背信の科学者たち

背信の科学者たちを読んだ。

背信の科学者たち―論文捏造、データ改ざんはなぜ繰り返されるのか (ブルーバックス)

背信の科学者たち―論文捏造、データ改ざんはなぜ繰り返されるのか (ブルーバックス)

ねつ造、論文数による評価、業績のボスによる横取りに関する色んな例を挙げられていてためになった。ためになったけど、ちょっと暗い気持ちになる。
イントロで、科学者のねつ造事件に対するコメントをアメリカ科学アカデミーだかのお偉いさんなどに求めた例が紹介されている。「科学には自分で自分をきちんとチェックする機能がある」ようなことを言っていたのには呆れたけれど、「科学研究上の欺瞞について」という理由で呼び出すのも煽っている気がしてどっちもどっちに思える。

ねつ造に関しては、「実験が難しくデータがとりにくく」「金や名誉や政治に近い分野であればあるほど」起きやすいのだと思う。
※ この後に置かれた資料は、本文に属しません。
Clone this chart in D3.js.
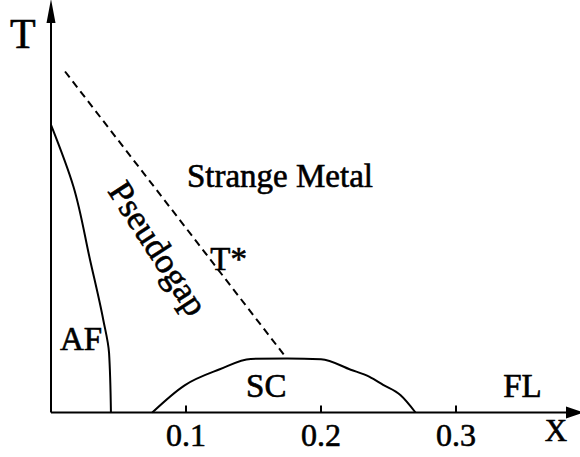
<!DOCTYPE html>
<html>
<head>
<meta charset="utf-8">
<script src="https://cdn.jsdelivr.net/npm/d3@7"></script>
<style>
  body { margin: 0; background: #fff; }
  svg text { font-family: 'Liberation Serif', 'Tinos', 'DejaVu Serif', serif; fill: #000; stroke: #000; stroke-width: 0.6px; }
</style>
</head>
<body>
<div id="chart"></div>
<script>
// phase boundaries as [doping x, T (arb. units)]
const afBoundary = [[0, 0.719], [0.0166, 0.565], [0.0289, 0.382], [0.0387, 0.232], [0.043, 0.149], [0.0444, 0]];
const tStarLine = [[0.0104, 0.8525], [0.174, 0.138]];
const scDome = [[0.075, 0], [0.099, 0.068], [0.125, 0.108], [0.148, 0.134], [0.175, 0.135], [0.2, 0.133],
                [0.222, 0.107], [0.236, 0.089], [0.246, 0.069], [0.259, 0.043], [0.27, 0]];
const xTicks = [0.1, 0.2, 0.3];
const tickLabels = ["0.1", "0.2", "0.3"];
const regionNames = ["Strange Metal", "T*", "AF", "SC", "FL"];
const regionX = [0.1007, 0.118, 0.0067, 0.1445, 0.335];
const regionT = [0.564, 0.357, 0.156, 0.04, 0.04];

const width = 580, height = 457;
const fontFamily = "'Liberation Serif', 'Tinos', 'DejaVu Serif', serif";

const svg = d3.select("#chart").append("svg")
    .attr("width", width)
    .attr("height", height);

const x = d3.scaleLinear().domain([0, 0.4]).range([51, 591]);
const y = d3.scaleLinear().domain([0, 1]).range([412.5, 12.5]);

const line = d3.line().x(d => x(d[0])).y(d => y(d[1]));

// axes with arrow heads
svg.append("line").attr("x1", x(0)).attr("x2", x(0)).attr("y1", y(0)).attr("y2", 18)
    .attr("stroke", "#000").attr("stroke-width", 2);
svg.append("path").attr("d", `M${x(0)},-1 L${x(0) - 4.5},23 L${x(0) + 4.5},23 Z`).attr("fill", "#000");

svg.append("line").attr("x1", x(0)).attr("x2", 570).attr("y1", y(0)).attr("y2", y(0))
    .attr("stroke", "#000").attr("stroke-width", 2);
svg.append("path").attr("d", `M584,${y(0)} L566,${y(0) - 6} L566,${y(0) + 6} Z`).attr("fill", "#000");

svg.selectAll(".tick").data(xTicks).enter().append("line")
    .attr("class", "tick")
    .attr("x1", d => x(d)).attr("x2", d => x(d))
    .attr("y1", y(0)).attr("y2", y(0) - 7)
    .attr("stroke", "#000").attr("stroke-width", 2);

svg.selectAll(".tick-label").data(xTicks).enter().append("text")
    .attr("class", "tick-label")
    .attr("x", d => x(d)).attr("y", 446)
    .attr("text-anchor", "middle")
    .attr("font-family", fontFamily)
    .attr("font-size", 32)
    .text((d, i) => tickLabels[i]);

svg.append("text").attr("x", 10).attr("y", 48).attr("font-family", fontFamily).attr("font-size", 42).text("T");
svg.append("text").attr("x", 556).attr("y", 441).attr("text-anchor", "middle")
    .attr("font-family", fontFamily).attr("font-size", 31).text("X");

// phase lines
svg.append("path").datum(afBoundary).attr("d", line.curve(d3.curveMonotoneY))
    .attr("fill", "none").attr("stroke", "#000").attr("stroke-width", 2);
svg.append("path").datum(scDome).attr("d", d3.line().x(d => x(d[0])).y(d => y(d[1])).curve(d3.curveMonotoneX))
    .attr("fill", "none").attr("stroke", "#000").attr("stroke-width", 2);
svg.append("path").datum(tStarLine).attr("d", d3.line().x(d => x(d[0])).y(d => y(d[1])))
    .attr("fill", "none").attr("stroke", "#000").attr("stroke-width", 2)
    .attr("stroke-dasharray", "7.5,5");

// region labels
regionNames.forEach((name, i) => {
    svg.append("text")
        .attr("x", x(regionX[i])).attr("y", y(regionT[i]))
        .attr("font-family", fontFamily)
        .attr("font-size", 33)
        .text(name);
});

svg.append("text")
    .attr("transform", `translate(157,249) rotate(57)`)
    .attr("text-anchor", "middle")
    .attr("dy", "0.3em")
    .attr("font-family", fontFamily)
    .attr("font-size", 35)
    .text("Pseudogap");
</script>
</body>
</html>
だから普遍的に特にどの分野でねつ造が起きやすいということはない。ニュートンやミリカンの例を見れば分かるように物理でも多かれ少なかれねつ造は行われている。この何十年かに限ると一番起きやすいのがたまたま生物や医学なのだろうとも思う。でも、どうしても「生物や医学でばっかりねつ造が起きているのに、『科学者』とひとくくりにされて物理にもネガティブなイメージがついているような気がしていやだ」と思えてならない。生物も物理も科学だけど、特性は全然違うのではないかな。また、現代の生物や医学にはねつ造が起きやすい環境が整っているのは確かなのかもしれないが、それを作っているのは金や名誉という形で科学をコントロールしている科学以外の人達にもあると思う。「世の中金だよ金」とか言い始めると科学者は奇特でマイナーな集団にすぎないということを確認して嫌になる。
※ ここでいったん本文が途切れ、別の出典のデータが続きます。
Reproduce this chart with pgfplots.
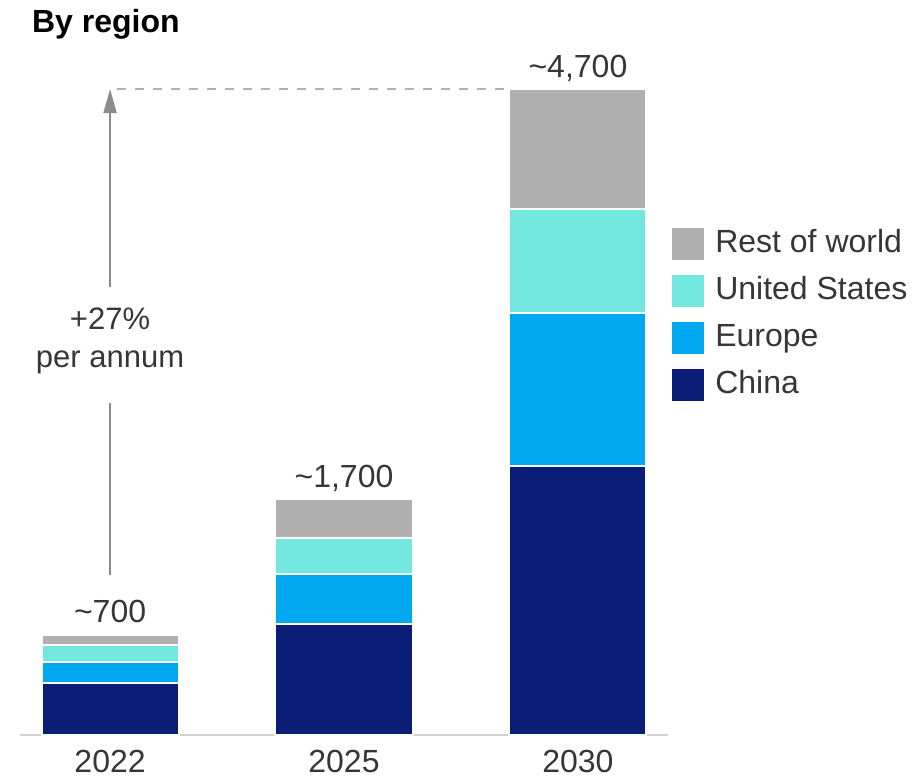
\documentclass[border=0pt]{standalone}
\usepackage{fontspec}
\setmainfont{Liberation Sans}
\usepackage{pgfplots}
\pgfplotsset{compat=1.18}
\usetikzlibrary{arrows.meta}
\definecolor{china}{HTML}{0A1E78}
\definecolor{europe}{HTML}{00A8F0}
\definecolor{usa}{HTML}{72E8E0}
\definecolor{row}{HTML}{B0B0B0}
\definecolor{txt}{HTML}{363636}
\tikzset{toplab/.style={anchor=base, yshift=6pt, font=\fontsize{16}{18}\selectfont, text=txt}}
\begin{document}
\begin{tikzpicture}
\path[use as bounding box] (0pt,0pt) rectangle (459pt,391pt);
\begin{axis}[
  at={(10pt,23.5pt)}, anchor=south west,
  scale only axis, width=324pt, height=323pt,
  xmin=-0.385, xmax=2.385, ymin=0, ymax=4700,
  clip=false,
  ybar stacked, bar width=68.5pt,
  axis x line=bottom, axis y line=none,
  x axis line style={-, draw=black!18, line width=0.8pt},
  xtick={0,1,2}, xticklabels={2022,2025,2030},
  ytick=\empty, major tick length=0pt,
  xticklabel style={font=\fontsize{16}{19}\selectfont, text=txt, yshift=-4pt},
  every axis plot/.append style={draw=white, line width=1pt},
  reverse legend,
  legend cell align=left,
  legend image code/.code={\fill[#1,draw=none] (0pt,-8pt) rectangle (16pt,8pt);},
  legend style={at={(1.006,0.785)}, anchor=north west, draw=none, fill=none,
    inner sep=0pt, row sep=7.5pt,
    font=\fontsize{16}{18}\selectfont, text=txt,
    nodes={inner sep=0pt, text height=10.5pt, text depth=2.5pt},
    /tikz/every odd column/.append style={column sep=5.5pt}},
]
\addplot[fill=china] coordinates {(0,378) (1,808) (2,1957)};
\addlegendentry{China}
\addplot[fill=europe] coordinates {(0,153) (1,363) (2,1113)};
\addlegendentry{Europe}
\addplot[fill=usa] coordinates {(0,124) (1,262) (2,757)};
\addlegendentry{United States}
\addplot[fill=row] coordinates {(0,73) (1,284) (2,873)};
\addlegendentry{Rest of world}
\node[toplab] at (axis cs:0,728) {\textasciitilde700};
\node[toplab] at (axis cs:1,1717) {\textasciitilde1,700};
\node[toplab] at (axis cs:2,4700) {\textasciitilde4,700};
\draw[draw=black!45, line width=1pt] (axis cs:0,1164) -- (axis cs:0,2415);
\draw[draw=black!45, line width=1pt, -{Triangle[length=12pt,width=6.5pt]}] (axis cs:0,3260) -- (axis cs:0,4700);
\draw[black!30, dash pattern=on 4.5pt off 4.5pt, line width=0.8pt] (axis cs:0.03,4700) -- (axis cs:1.7075,4700);
\node[align=center, font=\fontsize{15.5}{19}\selectfont, text=txt] at (axis cs:0,2867) {+27\%\\per annum};
\end{axis}
\node[anchor=base west, font=\bfseries\fontsize{16}{18}\selectfont] at (12.5pt,374.5pt) {By region};
\end{tikzpicture}
\end{document}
論文数による(妄信的な)評価について。「一つの仕事から何本の論文を生み出せるか」なんて発想が出てくる時点で色々とおかしい気がする。科学者の仕事を評価する機関の名の下に実際に評価を行う人(それが科学者自身だったりするわけだけど)はもっと頑張ってもらいたい。長い目で見たら論文数以上の情報を読み取って評価した方が良いのは自明に思えるんだけど、論文数による判定の簡便さの方が勝っていると思われているのかな。あと、オリジナルに価値があることはいいのだけど、オリジナルに追随する価値あるいくつもの仕事が過小評価されているのではないかと思う。
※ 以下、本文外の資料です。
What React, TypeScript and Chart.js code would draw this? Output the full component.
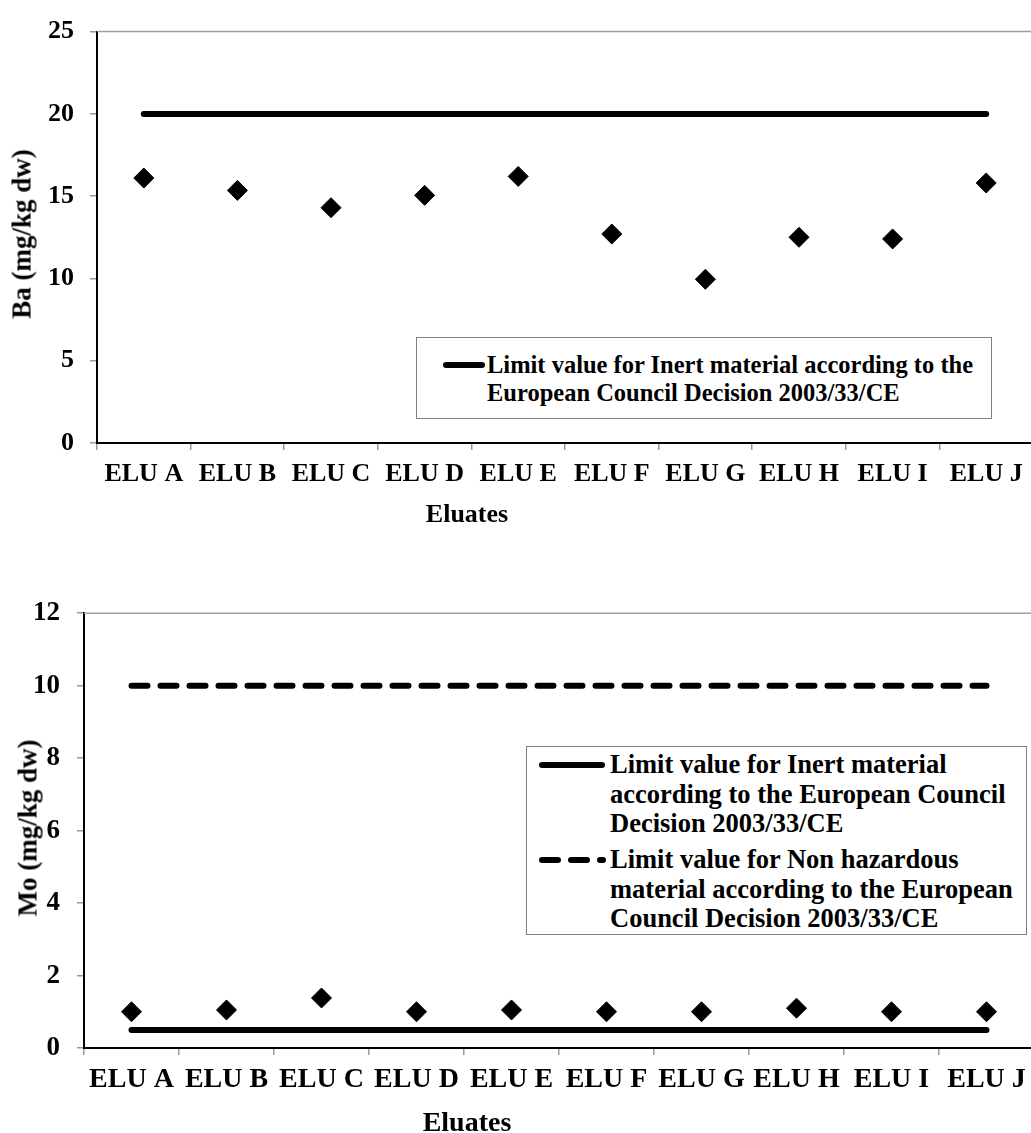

業績のボスによる横取りは、一人では研究が出来ない分野であればどこでも起こりえることだと思う。横取りも酷いけど、横取りに限らず研究室のボスの横暴は様々な形で表に出ずに今日もどこかで行われているのだろう。広い意味でアカハラは根の深い問題なんだろうな。一般に解決するためにはどうしたらいいのか皆目検討もつかない。